Imagine yourself writing in the fiord, and you’ll get to the particular Alaskan twist here: the platform. Right, a kayak. Whereas a more traditional residency might involve, say, a desk, the USFS residency has artists on the move, shadowing rangers, traveling over water. This is not a sit-and-stare-at-the-mountains kind of week—you paddle, you hike, you explore new terrain. Pick up camp, wake to a new beauty each morning. Write in your tent, on the beach, in between paddle strokes.
And don’t forget the other twist: you’re not plugged in. Think back a decade or two—yup, that’s right, when we actually wrote, as in by hand. Since laptops and kayaks don’t exactly mix, there was no choice but to return to the original state of pen and paper. Hello cold hands, wet fingers, and bad handwriting. Now back at my kitchen table, I’m still trying to translate pieces of chilly chicken-scratch from my Write-in-the-Rain notebooks.
But the lack of a computer is exactly why you’re here. You might camp a half mile from an active tidewater glacier (see if you can sleep with ice crashing through your dreams). You might hop aboard a tour vessel (or, more accurately, wrangle your kayak, huffing and puffing, up the swimstep), where rangers talk to visitors about public lands, management challenges, climate change—and it’s all there in front of you, spelled out in rock and ice. You might race alongside a cruise ship in a small skiff while rangers read smokestack emissions to try to preserve wilderness character.
Voices of the Wilderness gives writers the chance to immerse themselves in this raw world for a week, ponder our relationship to place, and put it to paper. If you want to learn more about applying for a 2011 residency, contact Barbara Lydon at lydon_barbara@yahoo.com. Anyone with questions about the 2010 residency is welcome to contact me at aleriaj@hotmail.com.
Aleria Jensen’s poems and essays have appeared in publications such as Orion Magazine, Alaska Quarterly Review, Tidal Echoes, Potomac Review, and Terrian.org: A Journal of the Built & Natural Environments. She currently has work included in the collection Wildbranch: An Anthology of Nature, Environmental, and Place-Based Writing, released this month by the University of Utah Press. Aleria lives in Juneau with her partner, Kevin, and their two year old son.
Aleria, it's nice to see a post from you here.

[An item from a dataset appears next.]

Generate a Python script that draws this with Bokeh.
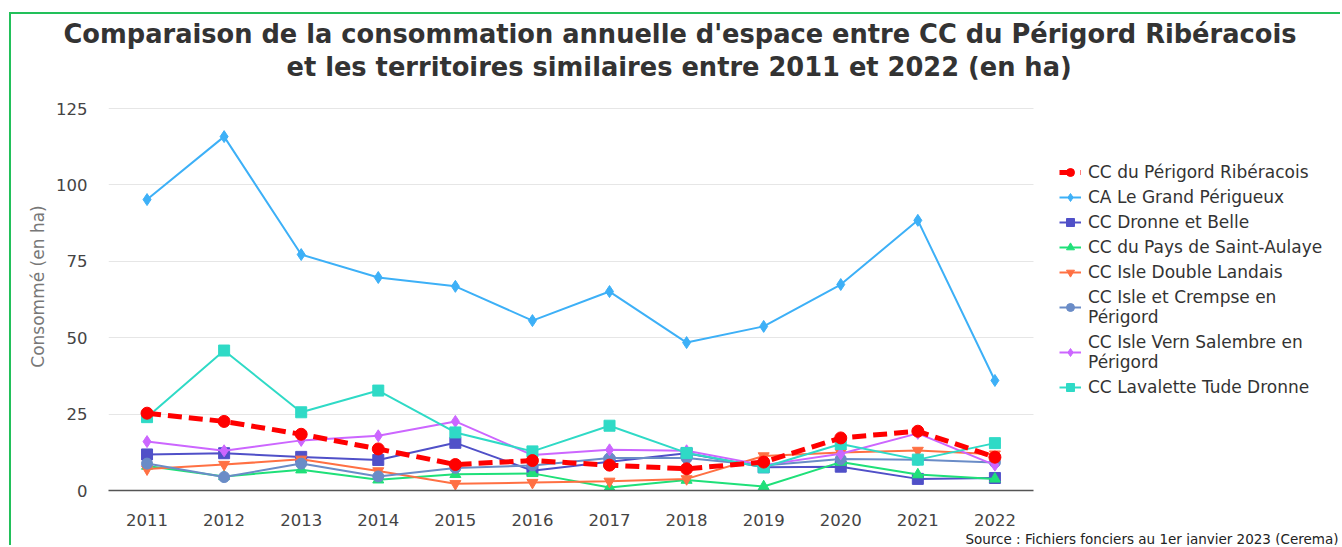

I am a great fan of your work and want to thank you particularly for writing "Deconstruction".
I think I might have seen that same piece of baleen in that place and "Deconstruction" articulated everything so beautifully. I always look forward to reading your pieces.
Aleria- thanks for passing this great opportunity on to the group, I'll never forget reading and re-reading your coda piece in orion (my favorite mag). Mised you at the 49writers meeting hope to apply for the residency!